┌─ Given data
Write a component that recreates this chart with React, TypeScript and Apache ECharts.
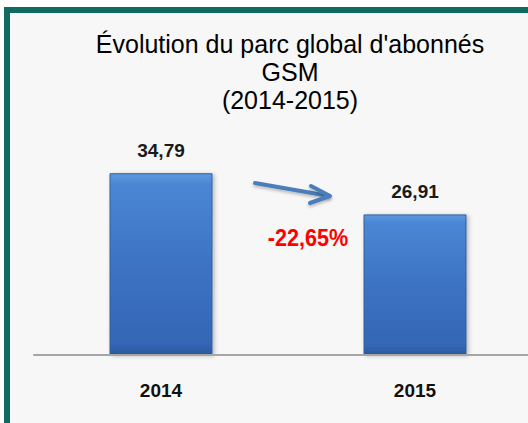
import React, { useEffect, useRef } from "react";
import * as echarts from "echarts";

const categories = ["2014", "2015"];
const values = [34.79, 26.91];
const titleLines = ["Évolution du parc global d'abonnés", "GSM", "(2014-2015)"];
const changeLabel = "-22,65%";

export default function App() {
  const ref = useRef<HTMLDivElement>(null);
  useEffect(() => {
    if (!ref.current) return;
    const chart = echarts.init(ref.current, undefined, { renderer: "svg" });
    const font = "'Liberation Sans', Arial, sans-serif";
    chart.setOption({
      animation: false,
      backgroundColor: "#ffffff",
      grid: { left: 34, right: 18, top: 146, height: 209, containLabel: false },
      xAxis: {
        type: "category",
        data: categories,
        axisLine: { show: true, lineStyle: { color: "#a6a6a6", width: 2 } },
        axisTick: { show: false },
        axisLabel: {
          margin: 26,
          color: "#111",
          fontFamily: font,
          fontWeight: "bold",
          fontSize: 19,
        },
        z: 5,
      },
      yAxis: {
        type: "value",
        min: 0,
        max: 40,
        show: false,
        splitLine: { show: false },
      },
      series: [
        {
          type: "bar",
          data: values,
          barWidth: 103,
          z: 4,
          itemStyle: {
            color: new echarts.graphic.LinearGradient(0, 0, 0, 1, [
              { offset: 0, color: "#5d98df" },
              { offset: 0.06, color: "#4a86d4" },
              { offset: 0.5, color: "#3d73c4" },
              { offset: 0.94, color: "#3466b5" },
              { offset: 1, color: "#2b579c" },
            ]),
            borderColor: "#30609f",
            borderWidth: 1,
            shadowColor: "rgba(0,0,0,0.25)",
            shadowBlur: 4,
            shadowOffsetX: 2,
            shadowOffsetY: 1,
          },
          label: {
            show: true,
            position: "top",
            distance: 13,
            color: "#1a1a1a",
            fontFamily: font,
            fontWeight: "bold",
            fontSize: 19,
            formatter: (p: any) => String(p.value).replace(".", ","),
          },
        },
      ],
      graphic: [
        {
          type: "rect",
          z: -10,
          silent: true,
          shape: { x: 4, y: 7, width: 600, height: 500 },
          style: { fill: "#0f6a60" },
        },
        {
          type: "rect",
          z: -9,
          silent: true,
          shape: { x: 10, y: 13, width: 600, height: 500 },
          style: { fill: "#f7f7f7" },
        },
        {
          type: "text",
          z: 10,
          style: {
            text: titleLines.join("\n"),
            x: 290,
            y: 30,
            textAlign: "center",
            textVerticalAlign: "top",
            font: `25px ${font}`,
            lineHeight: 28,
            fill: "#000",
          },
        },
        {
          type: "line",
          z: 10,
          shape: { x1: 255, y1: 183, x2: 329, y2: 196 },
          style: {
            stroke: "#4a7ebb",
            lineWidth: 4,
            lineCap: "round",
            shadowColor: "rgba(0,0,0,0.25)",
            shadowBlur: 3,
            shadowOffsetY: 2,
          },
        },
        {
          type: "polyline",
          z: 10,
          shape: { points: [[311, 186], [330, 196], [310, 203]] },
          style: {
            stroke: "#4a7ebb",
            lineWidth: 4,
            lineCap: "round",
            lineJoin: "round",
            fill: "none",
            shadowColor: "rgba(0,0,0,0.25)",
            shadowBlur: 3,
            shadowOffsetY: 2,
          },
        },
        {
          type: "text",
          z: 10,
          x: 308,
          y: 238,
          scaleX: 0.9,
          style: {
            text: changeLabel,
            x: 0,
            y: 0,
            textAlign: "center",
            textVerticalAlign: "middle",
            font: `bold 24px ${font}`,
            fill: "#ff0000",
          },
        },
      ],
    });
    return () => chart.dispose();
  }, []);
  return (
    <div
      style={{
        position: "fixed",
        left: 0,
        top: 0,
        width: 528,
        height: 423,
        overflow: "hidden",
      }}
    >
      <div ref={ref} style={{ width: 560, height: 423 }} />
    </div>
  );
}
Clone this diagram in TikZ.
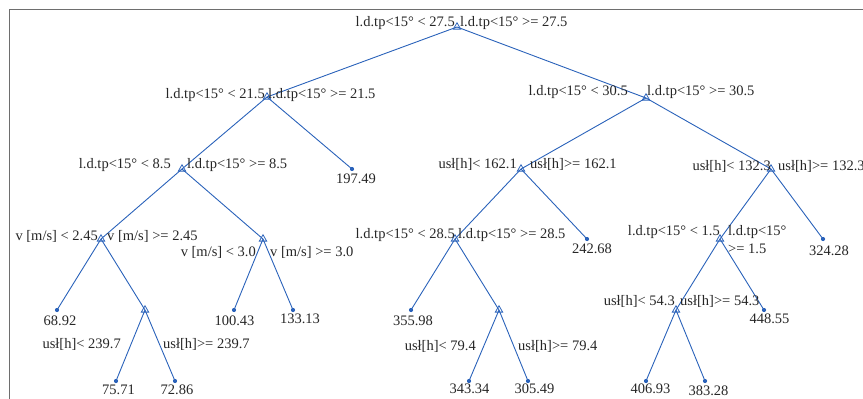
└─
• _Given task_: Count every line in the data where the string "React" occurs. Give nothing except the number.

• _Written reply_: 2